心脏移植虽然是目前最好的办法,可是心源更是很难找到的,什么时候能有也不一定,而她们能做的只有等,其余的什么都做不了。
生活对她们未免太残忍了些。
冉卉想留下来,她想去看言殊。
“别想了,先回去吧。”程秋对冉卉说,“留在这里也没用的,你就先回去吧。”
她知道自己留下来没用,可她想看看他,只是想看看他。
程秋劝了她好久,说让她先回去休息,她才勉强同意了。
“那我明天还能来看他吗?”她问程秋。
“可以。”
冉卉:“我能每天都来吗?”
“可以。”
“那好吧。”她妥协了。
***
她失魂落魄地回了家。
刚回到家,于宁就忙上来问她:“你去了哪里?手机一直打不通,画展到一半你就不见了,是干什么去了?”
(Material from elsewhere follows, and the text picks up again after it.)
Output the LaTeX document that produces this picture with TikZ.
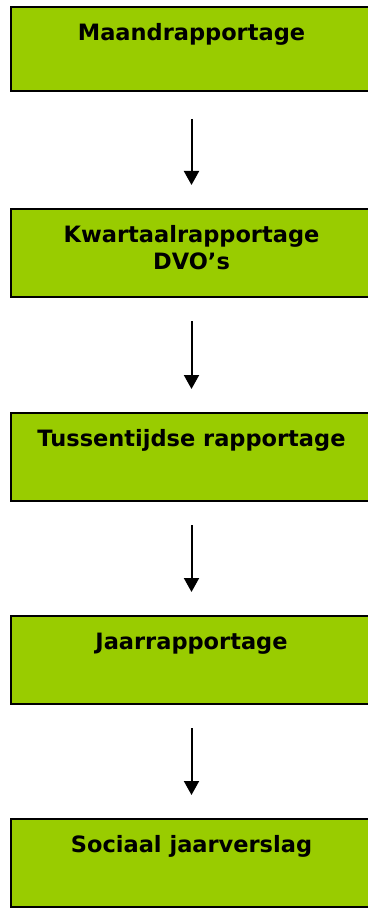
\documentclass[tikz,border=0pt]{standalone}
\usepackage{fontspec}
\setmainfont{DejaVu Sans}
\usetikzlibrary{arrows.meta,positioning}
\definecolor{StageGreen}{HTML}{99CC00}
\tikzset{stagebox/.style={draw=black,fill=StageGreen,line width=2pt,
    anchor=north west,minimum width=361pt,minimum height=88pt,inner sep=0pt},
  stagetext/.style={anchor=north,inner sep=0pt,yshift=-17.4pt,align=center,
    font=\fontsize{22.5}{27}\selectfont\bfseries},
  flow/.style={-{Triangle[length=14pt,width=15pt]},line width=2pt,
    shorten <=23pt,shorten >=23pt}}

\begin{document}
\begin{tikzpicture}[x=1pt,y=-1pt]
    \useasboundingbox (0,0) rectangle (367,909);
    \node[stagebox,minimum height=84pt,
      label={[stagetext]north:Maandrapportage}] (maand) at (10,6) {};
    \node[stagebox,
      label={[stagetext]north:Kwartaalrapportage\\DVO’s}] (kwartaal) at (10,208) {};
    \node[stagebox,
      label={[stagetext]north:Tussentijdse rapportage}] (tussen) at (10,412) {};
    \node[stagebox,
      label={[stagetext]north:Jaarrapportage}] (jaar) at (10,615) {};
    \node[stagebox,
      label={[stagetext]north:Sociaal jaarverslag}] (sociaal) at (10,818) {};
    % arrows between the stages
    \draw[flow,shorten <=27pt] (maand.south) -- (kwartaal.north);
    \draw[flow] (kwartaal.south) -- (tussen.north);
    \draw[flow] (tussen.south) -- (jaar.north);
    \draw[flow] (jaar.south) -- (sociaal.north);
  \end{tikzpicture}
\end{document}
对啊,今天是画展开展的日子,到一半她就跑了,留下于宁一个人处理那些事。
“对不起啊,我……”她实在不知道该怎么说,就连她自己都还是一团乱的状态。
于宁也看得出她心情不好。
接下来画展还有几天,可她现在的样子,根本没心思顾及这些,“小宁,我现在心里很乱。”
于宁突然拿出几张画纸,问她:“你怎么会认识这上面的人?”
于宁拿的是她之前画的言殊的画像,她画了很多,各种各样的神态和动作的言殊。
冉卉把画接过来,越看越想哭。
冉卉离开画展之后就一直是于宁在看着,后来她没看到她就去后台找她,却在那里看到了这些画像。
看到上面的人,于宁也乱了,她都不知道冉卉怎么会认识言殊。
她急忙给冉卉打电话,可她没接,后面手机更是直接关机了。
她心乱如麻,那之后一直心不在焉的,一直到今天的展览时间结束。
后来她也想了很多可能,最后她想起来了,以前冉卉和言殊是一个高中的,认识也不奇怪,可这么多年也没听冉卉提起过啊。
冉卉看着画上的人,眼泪今天已经流干了,此刻只剩酸胀。
她早该认识他的,早在高中那时候他们就应该认识的。
冉卉说:“他是……我爱的人。”
她这句话直接让于宁懵了,“什么意思?”
她的心太乱了,她也好累。
“我,我现在心里真的很乱,以后再跟你说好吗?”她实在是一团乱麻,剪不断理不清。
于宁也看出冉卉的不对劲,知道她肯定是发生了什么,不然今天不会直接离开画展不管的,于宁想,那就让她一个人静静吧。
冉卉回了房间。
程秋说的那些话一直在她脑海里,挥散不去。